Description
One area where the general ExtensionArray support is lacking is to store them in the index (right now they get converted to ndarray when storing in an Index
), and have efficient indexing operations (hashtable, index engines).
Several of our long-time extension dtypes have their own subclass (Categorical, Period, Datetime, IntervalIndex), but we need to solve this generally for ExtensionArrays (so it can also work for external EAs), and should also focus on solving it well for the new nullable ExtensionArrays (using masked arrays).
I think there are multiple aspects to this (probably more, but currently thinking of those):
1) Storing ExtensionArrays in an Index object
Supporting to "just" store EAs in the Index and support its methods (and eg falling back to ndarray for the indexing engine) is probably not that hard. There are PRs #34159 (storing EAs in base Index class) and #37869 (having specific ExtensionIndex subclass).
I think both approaches are technically not that different (put the required special cases in if
blocks in the base class vs in overridden methods in the subclass), but for me it's mainly a user API design discussion (summarized as "I don't think that end users should see an "ExtensionIndex").
So for this part, we should have that API discussion.
2) A protocol for specifying the values (ndarray) used for indexing operations
While for an initial version of support, we can use np.asarray(EA)
as the values passed to the IndexEngine
, we should ideally have a general method in the EA interface to be able to specify which values can be used for indexing.
There is some discussion related to this in #32586 and #33276 (eg can we re-use some of the existing _values_for_..
methods? ...). And we can probably continue this aspect over there.
A general method is mostly important for external EAs, because we will probably have special support for our own EAs: the existing Index subclasses already do this, and for the nullable EAs we need to add this (see next section below).

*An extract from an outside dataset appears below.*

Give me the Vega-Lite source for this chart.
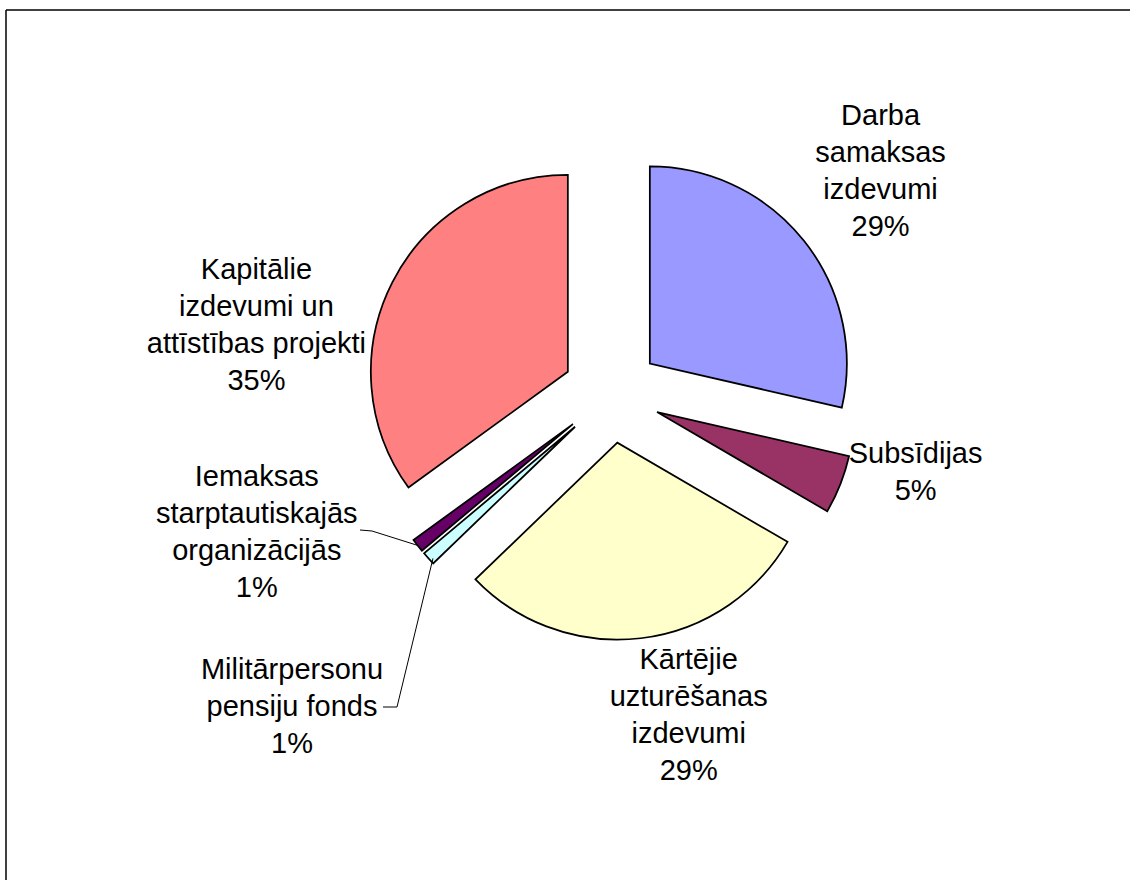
{
  "$schema": "https://vega.github.io/schema/vega-lite/v6.json",
  "width": 1124,
  "height": 870,
  "autosize": {"type": "none"},
  "padding": {"left": 6, "top": 10, "right": 0, "bottom": 0},
  "background": "white",
  "view": {"stroke": null},
  "config": {
    "view": {"stroke": null},
    "text": {"font": "Liberation Sans", "fontSize": 29, "lineHeight": 37, "align": "center", "baseline": "middle", "color": "black"}
  },
  "data": {
    "values": [
      {"n": 1, "name": "Darba samaksas izdevumi", "value": 28.6, "label": ["Darba", "samaksas", "izdevumi", "29%"]},
      {"n": 2, "name": "Subsīdijas", "value": 4.8, "label": ["Subsīdijas", "5%"]},
      {"n": 3, "name": "Kārtējie uzturēšanas izdevumi", "value": 29.4, "label": ["Kārtējie", "uzturēšanas", "izdevumi", "29%"]},
      {"n": 4, "name": "Militārpersonu pensiju fonds", "value": 1.1, "label": ["Militārpersonu", "pensiju fonds", "1%"]},
      {"n": 5, "name": "Iemaksas starptautiskajās organizācijās", "value": 1.1, "label": ["Iemaksas", "starptautiskajās", "organizācijās", "1%"]},
      {"n": 6, "name": "Kapitālie izdevumi un attīstības projekti", "value": 35.0, "label": ["Kapitālie", "izdevumi un", "attīstības projekti", "35%"]}
    ]
  },
  "transform": [
    {"stack": "value", "groupby": [], "sort": [{"field": "n", "order": "ascending"}], "as": ["v0", "v1"]}
  ],
  "layer": [
    {
      "transform": [{"filter": "datum.n == 1"}],
      "mark": {"type": "rule", "color": "black", "strokeWidth": 1.5},
      "encoding": {"x": {"value": 0}, "x2": {"value": "width"}, "y": {"value": 0}}
    },
    {
      "transform": [{"filter": "datum.n == 1"}],
      "mark": {"type": "rule", "color": "black", "strokeWidth": 1.5},
      "encoding": {"x": {"value": 0}, "y": {"value": 0}, "y2": {"value": "height"}}
    },
    {
      "mark": {
        "type": "arc",
        "outerRadius": 197,
        "stroke": "black",
        "strokeWidth": 1.75,
        "xOffset": {"expr": "43.5 + 49*sin(scale('theta',(datum.v0+datum.v1)/2))"},
        "yOffset": {"expr": "-51 - 49*cos(scale('theta',(datum.v0+datum.v1)/2))"}
      },
      "encoding": {
        "theta": {"field": "v0", "type": "quantitative", "scale": {"domain": [0, 100]}},
        "theta2": {"field": "v1"},
        "color": {
          "field": "name",
          "type": "nominal",
          "scale": {
            "domain": ["Darba samaksas izdevumi", "Subsīdijas", "Kārtējie uzturēšanas izdevumi", "Militārpersonu pensiju fonds", "Iemaksas starptautiskajās organizācijās", "Kapitālie izdevumi un attīstības projekti"],
            "range": ["#9999FF", "#993366", "#FFFFCC", "#CCFFFF", "#660066", "#FF8080"]
          },
          "legend": null
        }
      }
    },
    {
      "transform": [{"filter": "datum.n == 5"}],
      "mark": {"type": "rule", "color": "black", "strokeWidth": 1},
      "encoding": {
        "x": {"value": {"expr": "width/2 + 43.5 + 246*sin(scale('theta',(datum.v0+datum.v1)/2))"}},
        "y": {"value": {"expr": "height/2 - 51 - 246*cos(scale('theta',(datum.v0+datum.v1)/2))"}},
        "x2": {"value": {"expr": "width/2 + 43.5 - 239.5"}},
        "y2": {"value": {"expr": "height/2 - 51 + 137"}}
      }
    },
    {
      "transform": [{"filter": "datum.n == 5"}],
      "mark": {"type": "rule", "color": "black", "strokeWidth": 1},
      "encoding": {
        "x": {"value": {"expr": "width/2 + 43.5 - 239.5"}},
        "y": {"value": {"expr": "height/2 - 51 + 137"}},
        "x2": {"value": {"expr": "width/2 + 43.5 - 251.5"}},
        "y2": {"value": {"expr": "height/2 - 51 + 136"}}
      }
    },
    {
      "transform": [{"filter": "datum.n == 4"}],
      "mark": {"type": "rule", "color": "black", "strokeWidth": 1},
      "encoding": {
        "x": {"value": {"expr": "width/2 + 43.5 + 240*sin(scale('theta',(datum.v0+datum.v1)/2))"}},
        "y": {"value": {"expr": "height/2 - 51 - 240*cos(scale('theta',(datum.v0+datum.v1)/2)) + 4"}},
        "x2": {"value": {"expr": "width/2 + 43.5 - 214.5"}},
        "y2": {"value": {"expr": "height/2 - 51 + 313"}}
      }
    },
    {
      "transform": [{"filter": "datum.n == 4"}],
      "mark": {"type": "rule", "color": "black", "strokeWidth": 1},
      "encoding": {
        "x": {"value": {"expr": "width/2 + 43.5 - 214.5"}},
        "y": {"value": {"expr": "height/2 - 51 + 313"}},
        "x2": {"value": {"expr": "width/2 + 43.5 - 228.5"}},
        "y2": {"value": {"expr": "height/2 - 51 + 313"}}
      }
    },
    {
      "transform": [{"filter": "datum.n == 1"}],
      "mark": {"type": "text", "theta": {"expr": "scale('theta',(datum.v0+datum.v1)/2)"}, "radius": 349, "dx": -4, "dy": -60.5, "xOffset": 43.5, "yOffset": -51},
      "encoding": {"text": {"field": "label", "type": "nominal"}}
    },
    {
      "transform": [{"filter": "datum.n == 2"}],
      "mark": {"type": "text", "theta": {"expr": "scale('theta',(datum.v0+datum.v1)/2)"}, "radius": 312, "dx": 14, "dy": -54.5, "xOffset": 43.5, "yOffset": -51},
      "encoding": {"text": {"field": "label", "type": "nominal"}}
    },
    {
      "transform": [{"filter": "datum.n == 3"}],
      "mark": {"type": "text", "theta": {"expr": "scale('theta',(datum.v0+datum.v1)/2)"}, "radius": 329, "dx": 38, "dy": -60.5, "xOffset": 43.5, "yOffset": -51},
      "encoding": {"text": {"field": "label", "type": "nominal"}}
    },
    {
      "transform": [{"filter": "datum.n == 4"}],
      "mark": {"type": "text", "theta": {"expr": "scale('theta',(datum.v0+datum.v1)/2)"}, "radius": 447, "dx": 13, "dy": -23, "xOffset": 43.5, "yOffset": -51},
      "encoding": {"text": {"field": "label", "type": "nominal"}}
    },
    {
      "transform": [{"filter": "datum.n == 5"}],
      "mark": {"type": "text", "theta": {"expr": "scale('theta',(datum.v0+datum.v1)/2)"}, "radius": 365, "dx": -67, "dy": -141.5, "xOffset": 43.5, "yOffset": -51},
      "encoding": {"text": {"field": "label", "type": "nominal"}}
    },
    {
      "transform": [{"filter": "datum.n == 6"}],
      "mark": {"type": "text", "theta": {"expr": "scale('theta',(datum.v0+datum.v1)/2)"}, "radius": 348, "dx": -45, "dy": 33.5, "xOffset": 43.5, "yOffset": -51},
      "encoding": {"text": {"field": "label", "type": "nominal"}}
    }
  ]
}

3) Support for masked arrays in the indexing operations (IndexEngine, HashTable, etc)
Specifically to have better support for the nullable dtypes (without needing to convert to ndarray), I think we should look into adding support for using masks in the low-level index operations (IndexEngine, HashTable, etc).
Some (not-index related) hashtable methods like HashTable.unique
already have optional support for masks.
I think this is technically the most challenging item, and needs to be worked out more in detail what this work item would entail.